> REQUIRED WORK:
Without including any pictures, write out all the entries exactly.

> RECORDS SHOWN:
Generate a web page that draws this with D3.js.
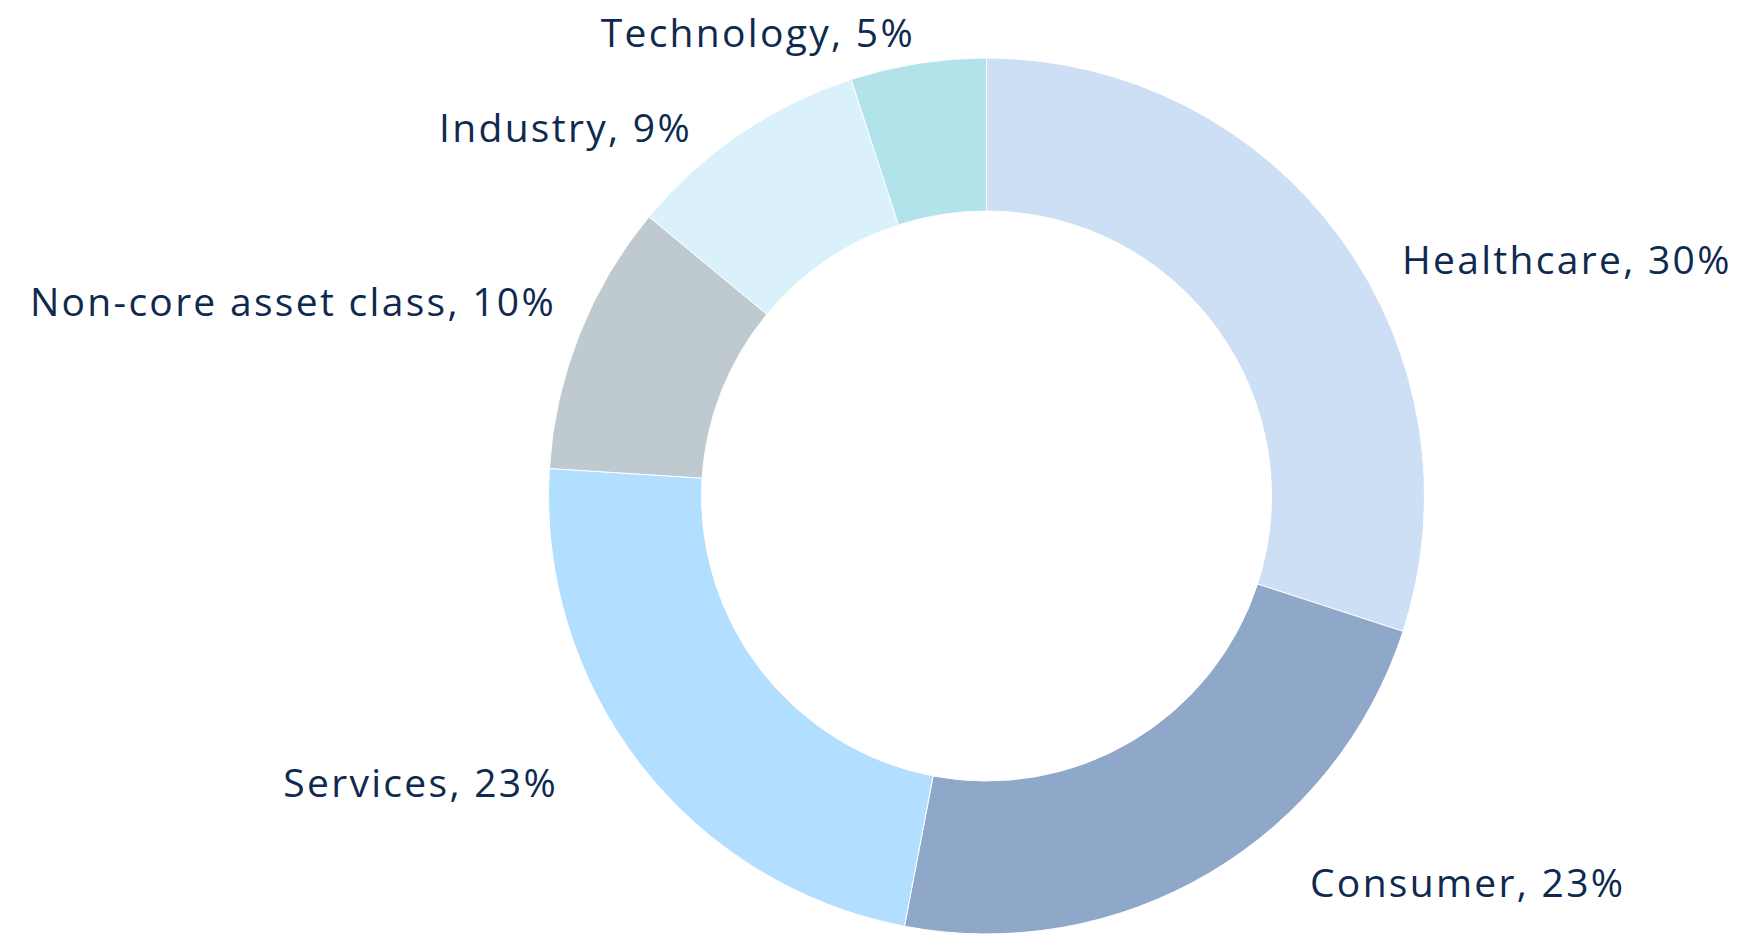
<!DOCTYPE html>
<html>
<head>
<meta charset="utf-8">
<script src="https://cdn.jsdelivr.net/npm/d3@7"></script>
<style>
  html, body { margin: 0; padding: 0; background: #ffffff; }
  svg { display: block; }
  .label { font-family: "Open Sans", sans-serif; fill: #0f2a4f; letter-spacing: 2.3px; }
</style>
</head>
<body>
<svg id="chart" width="1745" height="937"></svg>
<script>
// Sector allocation, percent of portfolio
const categories = ["Healthcare", "Consumer", "Services", "Non-core asset class", "Industry", "Technology"];
const shares = [30, 23, 23, 10, 9, 5];
const colors = ["#cddff4", "#8fa7c8", "#b2deff", "#bec9d0", "#daf0fb", "#b3e3ea"];

// Layout
const width = 1745, height = 937;
const cx = 986.5, cy = 496;
const outerR = 438, innerR = 285;
// Label anchor points (x, baseline y) and which side the text runs from
const labelAnchors = [
  { x: 1402, y: 274, anchor: "start" },
  { x: 1310, y: 897, anchor: "start" },
  { x: 558,  y: 797, anchor: "end" },
  { x: 556,  y: 316, anchor: "end" },
  { x: 692,  y: 142, anchor: "end" },
  { x: 915,  y: 47,  anchor: "end" }
];

const data = categories.map((c, i) => ({ category: c, value: shares[i] }));

const svg = d3.select("#chart");
const g = svg.append("g").attr("transform", `translate(${cx},${cy})`);

const pie = d3.pie().value(d => d.value).sort(null);
const arc = d3.arc().innerRadius(innerR).outerRadius(outerR);
const color = d3.scaleOrdinal().domain(categories).range(colors);

g.selectAll("path.slice")
  .data(pie(data))
  .join("path")
  .attr("class", "slice")
  .attr("d", arc)
  .attr("fill", d => color(d.data.category))
  .attr("stroke", "#ffffff")
  .attr("stroke-width", 1);

const fmt = d3.format("d");
svg.selectAll("text.label")
  .data(data)
  .join("text")
  .attr("class", "label")
  .attr("x", (d, i) => labelAnchors[i].x)
  .attr("y", (d, i) => labelAnchors[i].y)
  .attr("text-anchor", (d, i) => labelAnchors[i].anchor)
  .attr("font-size", 39)
  .text(d => `${d.category}, ${fmt(d.value)}%`);
</script>
</body>
</html>
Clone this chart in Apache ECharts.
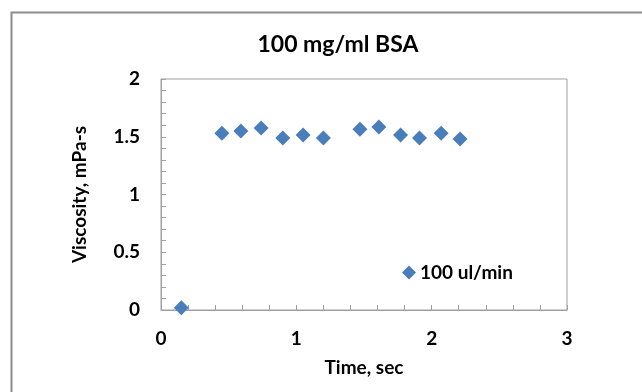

> THE SOLUTION:
Generate a web page that draws this with D3.js.
<!DOCTYPE html>
<html>
<head>
<meta charset="utf-8">
<script src="https://cdn.jsdelivr.net/npm/d3@7"></script>
<style>
  html, body { margin: 0; padding: 0; background: #ffffff; }
  svg { display: block; }
  .label { font-family: "Open Sans", sans-serif; fill: #0f2a4f; letter-spacing: 2.3px; }
</style>
</head>
<body>
<svg id="chart" width="1745" height="937"></svg>
<script>
// Sector allocation, percent of portfolio
const categories = ["Healthcare", "Consumer", "Services", "Non-core asset class", "Industry", "Technology"];
const shares = [30, 23, 23, 10, 9, 5];
const colors = ["#cddff4", "#8fa7c8", "#b2deff", "#bec9d0", "#daf0fb", "#b3e3ea"];

// Layout
const width = 1745, height = 937;
const cx = 986.5, cy = 496;
const outerR = 438, innerR = 285;
// Label anchor points (x, baseline y) and which side the text runs from
const labelAnchors = [
  { x: 1402, y: 274, anchor: "start" },
  { x: 1310, y: 897, anchor: "start" },
  { x: 558,  y: 797, anchor: "end" },
  { x: 556,  y: 316, anchor: "end" },
  { x: 692,  y: 142, anchor: "end" },
  { x: 915,  y: 47,  anchor: "end" }
];

const data = categories.map((c, i) => ({ category: c, value: shares[i] }));

const svg = d3.select("#chart");
const g = svg.append("g").attr("transform", `translate(${cx},${cy})`);

const pie = d3.pie().value(d => d.value).sort(null);
const arc = d3.arc().innerRadius(innerR).outerRadius(outerR);
const color = d3.scaleOrdinal().domain(categories).range(colors);

g.selectAll("path.slice")
  .data(pie(data))
  .join("path")
  .attr("class", "slice")
  .attr("d", arc)
  .attr("fill", d => color(d.data.category))
  .attr("stroke", "#ffffff")
  .attr("stroke-width", 1);

const fmt = d3.format("d");
svg.selectAll("text.label")
  .data(data)
  .join("text")
  .attr("class", "label")
  .attr("x", (d, i) => labelAnchors[i].x)
  .attr("y", (d, i) => labelAnchors[i].y)
  .attr("text-anchor", (d, i) => labelAnchors[i].anchor)
  .attr("font-size", 39)
  .text(d => `${d.category}, ${fmt(d.value)}%`);
</script>
</body>
</html>
Clone this chart in Apache ECharts.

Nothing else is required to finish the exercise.